▶ TASK DIRECTIONS
From the first line of the data below through the line holding "ax = fig.add_axes([0.0917, 0.1144, 0.84, 0.8456])", output each line exactly and leave the pictures out.

▶ DATA SHOWN
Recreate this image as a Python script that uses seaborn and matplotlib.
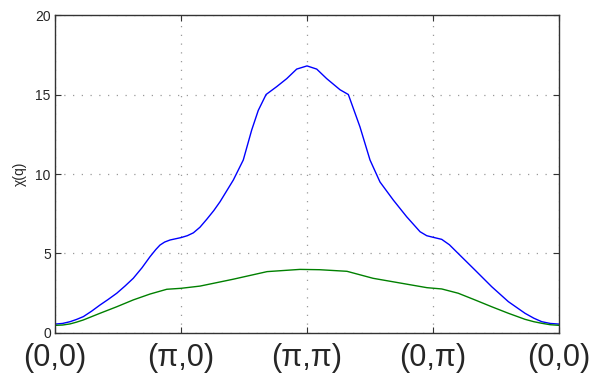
import matplotlib
matplotlib.use("Agg")
import matplotlib.pyplot as plt
import seaborn as sns
import pandas as pd

# path through the Brillouin zone: (0,0) -> (pi,0) -> (pi,pi) -> (0,pi) -> (0,0)
path_labels = ["(0,0)", "(π,0)", "(π,π)", "(0,π)", "(0,0)"]
path_ticks = [0, 1, 2, 3, 4]
y_ticks = [0, 5, 10, 15, 20]

# upper curve (blue)
q_blue = [0.0, 0.06, 0.119, 0.17, 0.225, 0.29, 0.357, 0.42, 0.49, 0.555, 0.621,
          0.69, 0.754, 0.8, 0.833, 0.87, 0.913, 1.0,
          1.05, 1.098, 1.15, 1.204, 1.26, 1.31, 1.415, 1.494, 1.561, 1.613, 1.675,
          1.76, 1.839, 1.918, 2.0, 2.077, 2.156, 2.262, 2.328, 2.42, 2.5, 2.579,
          2.685, 2.791, 2.897, 2.95, 3.0, 3.069, 3.13, 3.2, 3.333, 3.466, 3.598,
          3.73, 3.8, 3.863, 3.93, 4.0]
chi_blue = [0.56, 0.6, 0.71, 0.85, 1.03, 1.37, 1.76, 2.1, 2.5, 2.95, 3.44,
            4.1, 4.8, 5.25, 5.53, 5.72, 5.85, 6.0,
            6.12, 6.3, 6.65, 7.15, 7.7, 8.26, 9.62, 10.88, 12.77, 14.0, 15.0,
            15.5, 16.0, 16.6, 16.8, 16.6, 16.0, 15.3, 15.0, 12.97, 10.88, 9.5,
            8.36, 7.31, 6.37, 6.12, 6.02, 5.89, 5.55, 5.0, 3.96, 2.91, 1.97,
            1.24, 0.93, 0.71, 0.6, 0.56]

# lower curve (green)
q_green = [0.0, 0.06, 0.119, 0.17, 0.225, 0.357, 0.49, 0.621, 0.754, 0.887, 1.0,
           1.151, 1.413, 1.683, 1.944, 2.1, 2.317, 2.524, 2.952, 3.069, 3.2,
           3.333, 3.466, 3.598, 3.73, 3.8, 3.863, 3.93, 4.0]
chi_green = [0.48, 0.5, 0.57, 0.68, 0.82, 1.24, 1.65, 2.08, 2.45, 2.75, 2.81,
             2.95, 3.38, 3.86, 4.0, 3.98, 3.88, 3.44, 2.85, 2.77, 2.5,
             2.08, 1.65, 1.24, 0.86, 0.71, 0.61, 0.52, 0.48]

df_blue = pd.DataFrame({"q": q_blue, "chi": chi_blue})
df_green = pd.DataFrame({"q": q_green, "chi": chi_green})

sns.set_style("white")
plt.rcParams["font.family"] = ["Liberation Sans", "DejaVu Sans"]

fig = plt.figure(figsize=(6, 3.76), dpi=100)
ax = fig.add_axes([0.0917, 0.1144, 0.84, 0.8456])

sns.lineplot(data=df_blue, x="q", y="chi", color="#0000ff", linewidth=1.0, ax=ax)
sns.lineplot(data=df_green, x="q", y="chi", color="#008000", linewidth=1.0, ax=ax)

ax.set_xlim(0, 4)
ax.set_ylim(0, 20)
ax.set_xticks(path_ticks)
ax.set_xticklabels(path_labels, fontsize=22)
ax.set_yticks(y_ticks)
ax.set_yticklabels([str(v) for v in y_ticks], fontsize=10)
ax.set_xlabel("")
ax.set_ylabel("χ(q)", fontsize=10, labelpad=6)

ax.grid(True, linestyle=(0, (1, 6)), color="#999999", linewidth=0.9)
ax.tick_params(direction="in", length=4, width=0.8, top=True, right=True,
               bottom=True, left=True, color="#333333")
ax.tick_params(axis="x", pad=7)
ax.tick_params(axis="y", pad=3)
for sp in ax.spines.values():
    sp.set_color("#333333")
    sp.set_linewidth(1.0)

fig.savefig("out.png", dpi=100)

▶ RESPONSE
Recreate this image as a Python script that uses seaborn and matplotlib.
import matplotlib
matplotlib.use("Agg")
import matplotlib.pyplot as plt
import seaborn as sns
import pandas as pd

# path through the Brillouin zone: (0,0) -> (pi,0) -> (pi,pi) -> (0,pi) -> (0,0)
path_labels = ["(0,0)", "(π,0)", "(π,π)", "(0,π)", "(0,0)"]
path_ticks = [0, 1, 2, 3, 4]
y_ticks = [0, 5, 10, 15, 20]

# upper curve (blue)
q_blue = [0.0, 0.06, 0.119, 0.17, 0.225, 0.29, 0.357, 0.42, 0.49, 0.555, 0.621,
          0.69, 0.754, 0.8, 0.833, 0.87, 0.913, 1.0,
          1.05, 1.098, 1.15, 1.204, 1.26, 1.31, 1.415, 1.494, 1.561, 1.613, 1.675,
          1.76, 1.839, 1.918, 2.0, 2.077, 2.156, 2.262, 2.328, 2.42, 2.5, 2.579,
          2.685, 2.791, 2.897, 2.95, 3.0, 3.069, 3.13, 3.2, 3.333, 3.466, 3.598,
          3.73, 3.8, 3.863, 3.93, 4.0]
chi_blue = [0.56, 0.6, 0.71, 0.85, 1.03, 1.37, 1.76, 2.1, 2.5, 2.95, 3.44,
            4.1, 4.8, 5.25, 5.53, 5.72, 5.85, 6.0,
            6.12, 6.3, 6.65, 7.15, 7.7, 8.26, 9.62, 10.88, 12.77, 14.0, 15.0,
            15.5, 16.0, 16.6, 16.8, 16.6, 16.0, 15.3, 15.0, 12.97, 10.88, 9.5,
            8.36, 7.31, 6.37, 6.12, 6.02, 5.89, 5.55, 5.0, 3.96, 2.91, 1.97,
            1.24, 0.93, 0.71, 0.6, 0.56]

# lower curve (green)
q_green = [0.0, 0.06, 0.119, 0.17, 0.225, 0.357, 0.49, 0.621, 0.754, 0.887, 1.0,
           1.151, 1.413, 1.683, 1.944, 2.1, 2.317, 2.524, 2.952, 3.069, 3.2,
           3.333, 3.466, 3.598, 3.73, 3.8, 3.863, 3.93, 4.0]
chi_green = [0.48, 0.5, 0.57, 0.68, 0.82, 1.24, 1.65, 2.08, 2.45, 2.75, 2.81,
             2.95, 3.38, 3.86, 4.0, 3.98, 3.88, 3.44, 2.85, 2.77, 2.5,
             2.08, 1.65, 1.24, 0.86, 0.71, 0.61, 0.52, 0.48]

df_blue = pd.DataFrame({"q": q_blue, "chi": chi_blue})
df_green = pd.DataFrame({"q": q_green, "chi": chi_green})

sns.set_style("white")
plt.rcParams["font.family"] = ["Liberation Sans", "DejaVu Sans"]

fig = plt.figure(figsize=(6, 3.76), dpi=100)
ax = fig.add_axes([0.0917, 0.1144, 0.84, 0.8456])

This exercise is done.